Everyone has their budget that they carefully guard. 

Ministries compete for available ministry space. 

Everyone is vying for events and programs to put on the ministry calendar.  

Part-time is really full-time.

I constantly meet children's ministry leaders who are classified as "part-time."  But if you dig a little deeper, you will discover that they are really working full-time hours for part-time pay.  

This is not right, but it is a reality that many churches turn a blind eye to.  

There will be conflict.  Get good at navigating it

Often people coming into ministry have this idea that everyone sits around the campfire and sings "kumbaya."  Everyone gets along perfectly.  No one ever has a bad day. 

The truth is there is conflict in ministry.  Volunteers get upset at each other. Parents get mad at you. You will have to navigate conflict between ministries.  People will talk behind your back and stir up trouble. 
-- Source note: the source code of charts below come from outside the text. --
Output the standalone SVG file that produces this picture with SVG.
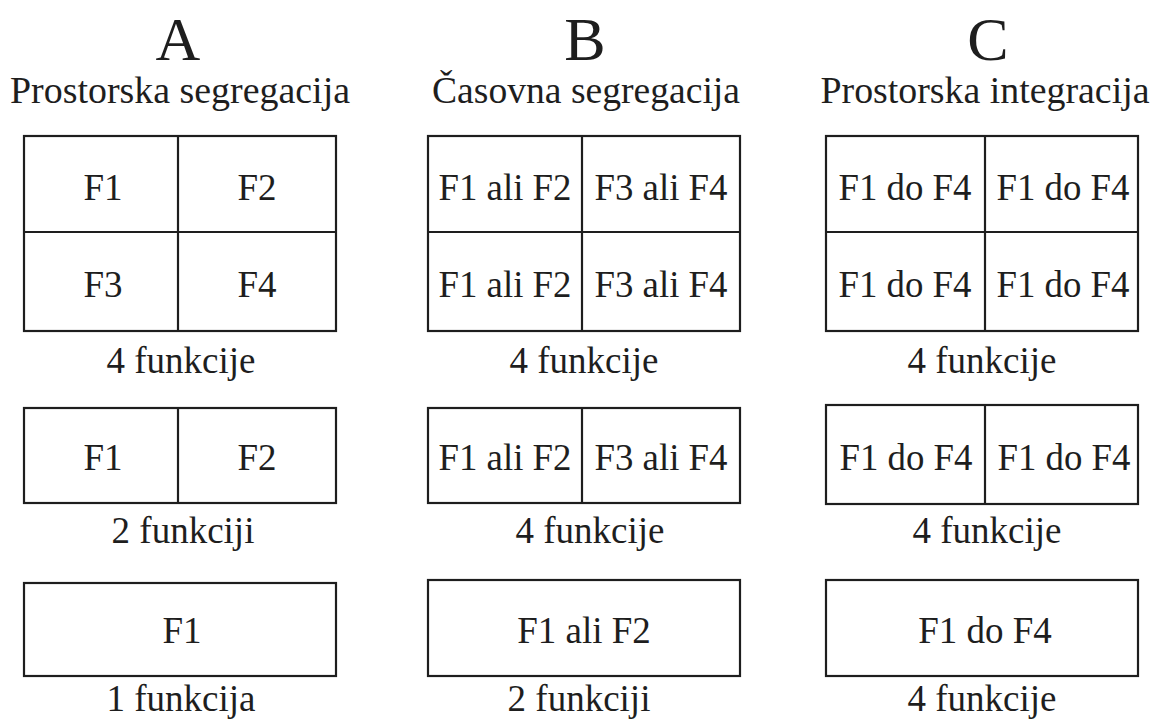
<svg xmlns="http://www.w3.org/2000/svg" width="1152" height="720" viewBox="0 0 1152 720">
<style>
.bx{fill:none;stroke:#1e1e1e;stroke-width:2.2}
.ln{stroke:#1e1e1e;stroke-width:2.2}
text{font-family:"Liberation Serif","Times New Roman",serif;fill:#1e1e1e;text-anchor:middle}
.ltr{font-size:62px}
.hd{font-size:38px}
.c{font-size:37px}
.lb{font-size:37px}
</style>
<rect width="1152" height="720" fill="#ffffff"/>
<g id="headers">
<text class="ltr" x="178" y="60">A</text>
<text class="ltr" x="585" y="60">B</text>
<text class="ltr" x="988" y="60">C</text>
<text class="hd" x="180" y="103" textLength="340" lengthAdjust="spacingAndGlyphs">Prostorska segregacija</text>
<text class="hd" x="586" y="103" textLength="308" lengthAdjust="spacingAndGlyphs">Časovna segregacija</text>
<text class="hd" x="985" y="103" textLength="329" lengthAdjust="spacingAndGlyphs">Prostorska integracija</text>
</g>
<g id="connectors"></g>
<g id="A1">
<rect class="bx" x="24" y="136" width="312" height="195"/>
<line class="ln" x1="178" y1="136" x2="178" y2="331"/>
<line class="ln" x1="24" y1="232" x2="336" y2="232"/>
<text class="c" x="103" y="200">F1</text>
<text class="c" x="257" y="200">F2</text>
<text class="c" x="103" y="297">F3</text>
<text class="c" x="257" y="297">F4</text>
<text class="lb" x="181" y="373">4 funkcije</text>
</g>
<g id="A2">
<rect class="bx" x="24" y="408" width="312" height="95"/>
<line class="ln" x1="178" y1="408" x2="178" y2="503"/>
<text class="c" x="103" y="470">F1</text>
<text class="c" x="257" y="470">F2</text>
<text class="lb" x="183" y="543">2 funkciji</text>
</g>
<g id="A3">
<rect class="bx" x="24" y="583" width="312" height="93"/>
<text class="c" x="182" y="643">F1</text>
<text class="lb" x="181" y="711">1 funkcija</text>
</g>
<g id="B1">
<rect class="bx" x="428" y="136" width="312" height="195"/>
<line class="ln" x1="582" y1="136" x2="582" y2="331"/>
<line class="ln" x1="428" y1="232" x2="740" y2="232"/>
<text class="c" x="505" y="200" textLength="133" lengthAdjust="spacingAndGlyphs">F1 ali F2</text>
<text class="c" x="661" y="200" textLength="133" lengthAdjust="spacingAndGlyphs">F3 ali F4</text>
<text class="c" x="505" y="297" textLength="133" lengthAdjust="spacingAndGlyphs">F1 ali F2</text>
<text class="c" x="661" y="297" textLength="133" lengthAdjust="spacingAndGlyphs">F3 ali F4</text>
<text class="lb" x="584" y="373">4 funkcije</text>
</g>
<g id="B2">
<rect class="bx" x="428" y="408" width="312" height="95"/>
<line class="ln" x1="582" y1="408" x2="582" y2="503"/>
<text class="c" x="505" y="470" textLength="133" lengthAdjust="spacingAndGlyphs">F1 ali F2</text>
<text class="c" x="661" y="470" textLength="133" lengthAdjust="spacingAndGlyphs">F3 ali F4</text>
<text class="lb" x="590" y="543">4 funkcije</text>
</g>
<g id="B3">
<rect class="bx" x="428" y="580" width="312" height="96"/>
<text class="c" x="584" y="643">F1 ali F2</text>
<text class="lb" x="579" y="711">2 funkciji</text>
</g>
<g id="C1">
<rect class="bx" x="826" y="136" width="312" height="195"/>
<line class="ln" x1="985" y1="136" x2="985" y2="331"/>
<line class="ln" x1="826" y1="232" x2="1138" y2="232"/>
<text class="c" x="905" y="200" textLength="133" lengthAdjust="spacingAndGlyphs">F1 do F4</text>
<text class="c" x="1063" y="200" textLength="133" lengthAdjust="spacingAndGlyphs">F1 do F4</text>
<text class="c" x="905" y="297" textLength="133" lengthAdjust="spacingAndGlyphs">F1 do F4</text>
<text class="c" x="1063" y="297" textLength="133" lengthAdjust="spacingAndGlyphs">F1 do F4</text>
<text class="lb" x="982" y="373">4 funkcije</text>
</g>
<g id="C2">
<rect class="bx" x="826" y="405" width="312" height="99"/>
<line class="ln" x1="985" y1="405" x2="985" y2="504"/>
<text class="c" x="906" y="470" textLength="133" lengthAdjust="spacingAndGlyphs">F1 do F4</text>
<text class="c" x="1064" y="470" textLength="133" lengthAdjust="spacingAndGlyphs">F1 do F4</text>
<text class="lb" x="987" y="543">4 funkcije</text>
</g>
<g id="C3">
<rect class="bx" x="826" y="580" width="312" height="96"/>
<text class="c" x="985" y="643">F1 do F4</text>
<text class="lb" x="982" y="711">4 funkcije</text>
</g>
</svg>
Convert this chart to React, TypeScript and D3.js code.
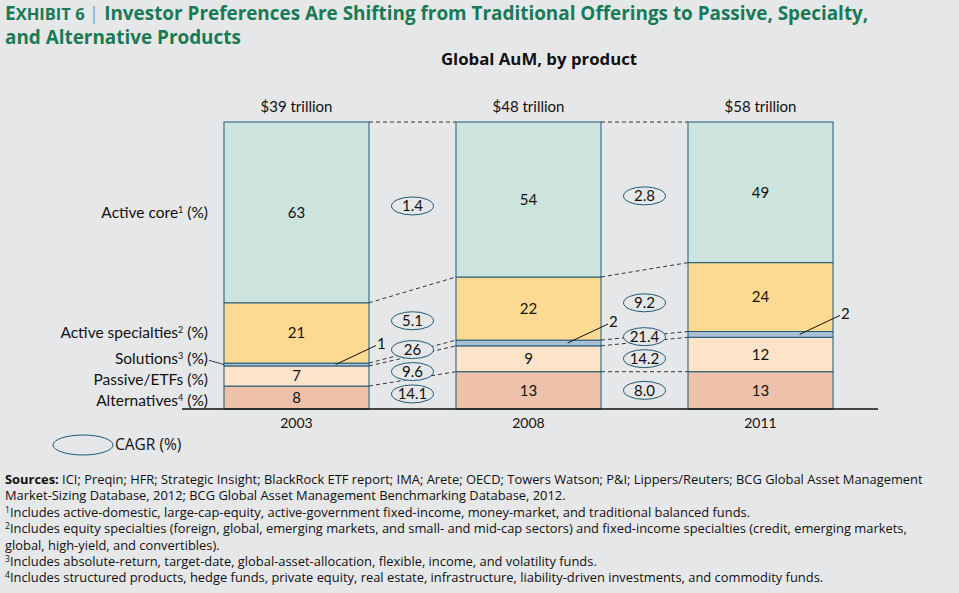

Read every book you can about how to deal with conflict.  You need to be good at this and you can be. It is a learned skill.  

So there you go...10 things no one will tell you about children's ministry...until now.

Here's the good news. In-spite of all of this, serving in children's ministry is worth it.  It is hard at times...but it is worth it.  You will feel like quitting at times...but don't...it is worth it. 

Push through all of these things and you will experience great joy as you serve in children's ministry. 

Nothing great comes without first walking through a lot of crappy stuff.  

Remember your calling. God called you into children's ministry and He is always with you. None of these 10 things can stop you when you are walking in the call that God has placed on your life.